We had dinner the other night with two of our friends who had a baby back in August. Everyone has always told me how natural I look -- and how easy I make it look -- with a baby in my arms. What they don't know, is that I didn't start out that way - OH NO. But since the first time, twenty-six years ago, I've learned a few things...
Now, the first time I suppose can be excused since I was, afterall, only two years old. And I was only acting on true sibling love and concern. Really.
My mother -- who was younger then than I am today (EEK) -- had left Sweet Baby Robby laying on his blanket in the bedroom while she went to get something from the bathroom.

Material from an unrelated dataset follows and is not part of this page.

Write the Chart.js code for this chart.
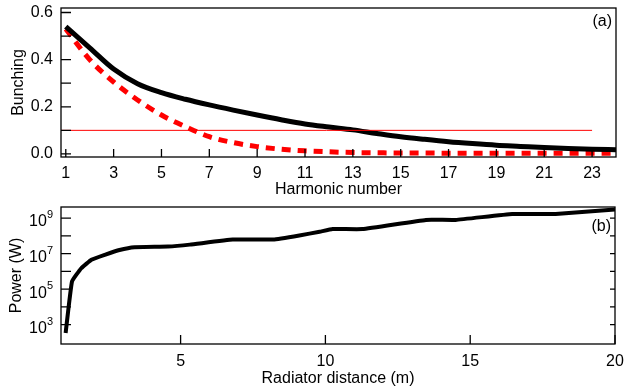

In a panic, knowing that Sweet Baby Robby could neither talk nor walk by himself, I snagged the chunky little ball of fat under one arm and over the other (yes, that means I was choking him...) and hauled him after our maternal figure. "MOOOOOOMM!! Don't forget the BABY!!" Hence began the years of well-intentioned, but still harmful, sibling abuse.
Robby passed it on when he laid 4 month old Karlyn on the dining room table... and she rolled off and fractured her skull. No wonder the girl's got issues. I'm trying to think what we did to Kerri, but I'm drawing a blank.
All I know is that by the time I was 10 and a half, I had practiced juggling no fewer than three babies (one at a time). And after years of high school babysitting jobs, I'd juggled many more (one at a time). So, yeah, I make it look easy with other people's kids... But I'm getting a lot more sleep than their parents are and I've had more experience than your average only child.
This in no way implies that I am ready for one of my own. It just would not mesh well with the whole first year of teaching thing. Nope. Sorry.